Aniversario

La Habana vista desde la Fortaleza del Morro / Autor: Luis Miguel Valdés

La Habana vista desde la Fortaleza del Morro / Autor: Luis Miguel Valdés

La Habana parecía una promesa, y yo la recorría a pie, sigiloso, creyendo que en cualquier momento me podrían asaltar, aun cuando no cargara con nada digno de atraco. Solo huesos, azoro en la mirada, una idea difusa del futuro. Una idea que nunca, por más que lo intentara, llegaba a completar. Tenía dieciocho años. Me creía un personaje balzaciano. Pensaba, con fuerza, en aquel axioma que dice que solo hay dos historias. 1: hombre que emprende un viaje. 2: hombre que llega a un pueblo desconocido.

Yo miraba La Habana, queriendo encontrar las evidencias de su literatura, rezando para que la ciudad real mereciera finalmente la ciudad ficticia, haciendo los ajustes pertinentes. Buscaba con afán las columnas de Carpentier. Entonces creía que Carpentier era Dios y que nadie, literalmente, podía ser más sabio ni saber tanto de tanto. Buscaba olfatear aquel olor a cebolla y mercadería que abre El siglo de las luces, pero hay muchas Habanas que ya no están, que nunca estuvieron, o que se volvieron otra cosa. Buscaba el hospital Calixto García, que es, creo recordar, un sitio particularmente triste en Las iniciales de la tierra. Buscaba los portales, las sombras, los tenues golpes de luz, los restos vaporosos de los poemas de Eliseo Diego.

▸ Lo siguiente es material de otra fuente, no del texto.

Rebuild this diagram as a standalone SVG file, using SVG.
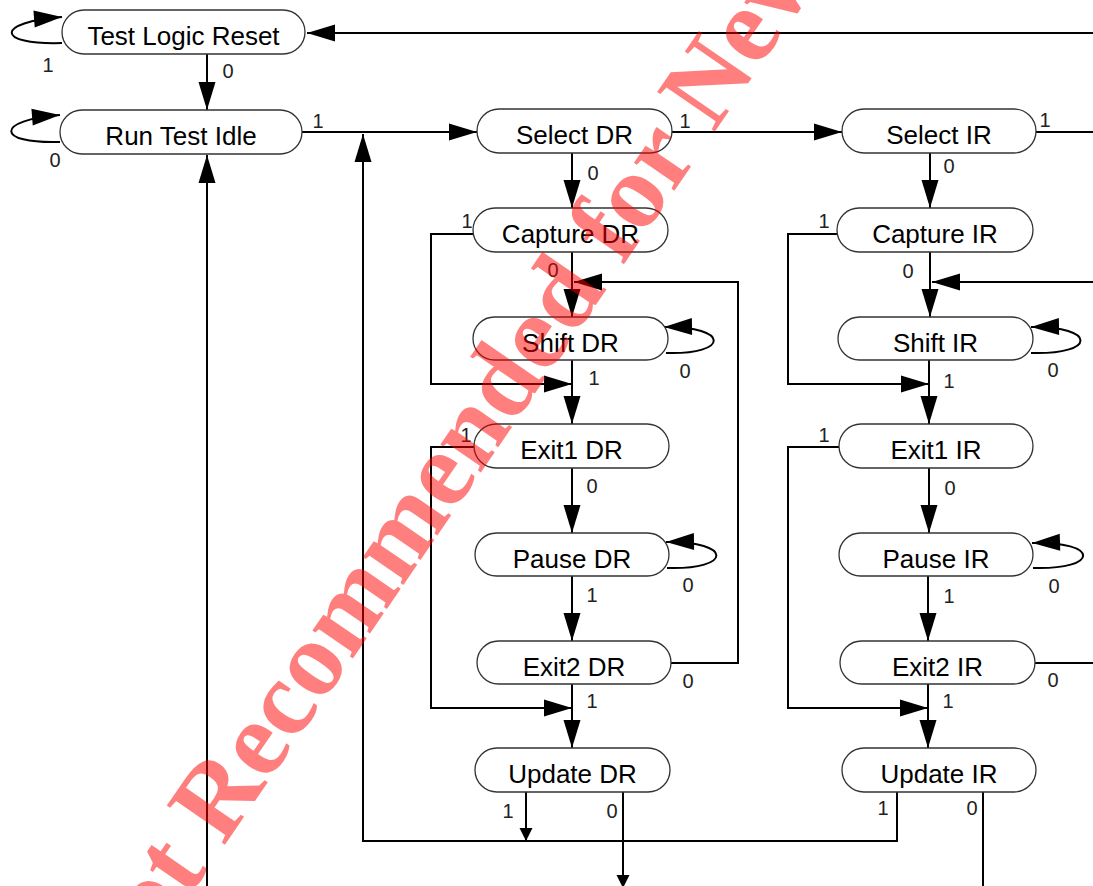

Y ansiaba la gracia espiritual de Testamento del Pez: “Yo te amo, ciudad,/ cuando la lluvia nace súbita en mi cabeza/ amenazando disolverte el rostro numeroso/.” Quería que La Habana fuera eso para mí. Quería que La Habana me provocara tal sugestión que sacara al poeta sublime que yo creía tener dentro. Me pregunté quién yo era, pero lo tenía claro. Yo era Lucien de Rubempré. Yo vislumbré una cima, logré distinguirla, y sentí luego que no me quedaba tiempo, que todo, para que tuviera sentido, debía completarlo antes de los veinte años. Coronar los periódicos. Poner el público a mis pies. Dejar en punta mis poemas inéditos. Encontrar mi voz (sí, yo creía que había algo como una voz y creía también que había que encontrarla). Suicidarme.

Ha pasado tiempo desde entonces, más del que parece. Nunca he amado La Habana, quizás porque uno no se permite amores que no sean exclusivos, pero le debo tanto que agradecerle llevaría un conteo minucioso de mi existencia. Muchas cosas siguen siendo las mismas. Gastón Baquero es aún, de los bardos, de los hombres que cantan, de las almas puras, mi poeta cubano predilecto. Sigo creyendo que Carpentier va a sobrevivir. A ratos, a pesar de mí mismo, sigo viendo en mi vida una especie de ridícula afectación, una soledad o un embrollo poco usual. No puedo entrar en La Habana. La recorro, le prefiguro el rostro, pero sé que hay, dentro de la ciudad física, una ciudad, vertiginosa, a la que no merezco acceder.

Otras cosas, sin embargo, ya no son las mismas. Entendí que no era poeta. Me di una segunda oportunidad, y luego asumí, con la mayor entereza posible, que no, que no lo era. Yo le puse un stop a los poetas vivos, no porque no sirvan, sino para equilibrar la balanza. Ahora veo más pornografía que antes. Ahora, por consiguiente, me masturbo más. Mi padre se fue. Carpentier dejó de parecerme Dios, y en ocasiones, cuando la bilis se acumula, me pregunto cómo Carpentier pudo representar al cretino que intenta hacerle creer al resto que él es Dios. Atravesé el Calixto García cientos de veces, y todo lo que puedo decir al respecto es lo siguiente. Voy caminando, la tarde apenas comienza, y me topo con los pies de un muerto, hinchados y en descomposición, colgando de una camilla que dos enfermeros aburridos trasladan por una calle del hospital.

Sigo creyendo que resta poco tiempo, que lo que queda es nada. No me pienso nunca a través de la literatura. No sé cómo pude hacerlo. Les pediría, a los que lo hacen, que no lo hagan. La literatura debilita. La literatura engaña. Creo en Faulkner más que en nadie. No veo cimas. No veo metas. Veo solo dos destinos. Y si tengo que elegir uno, elijo lo que el condenado a prisión de Las palmeras salvajes: entre la nada y la pena, prefiero la pena.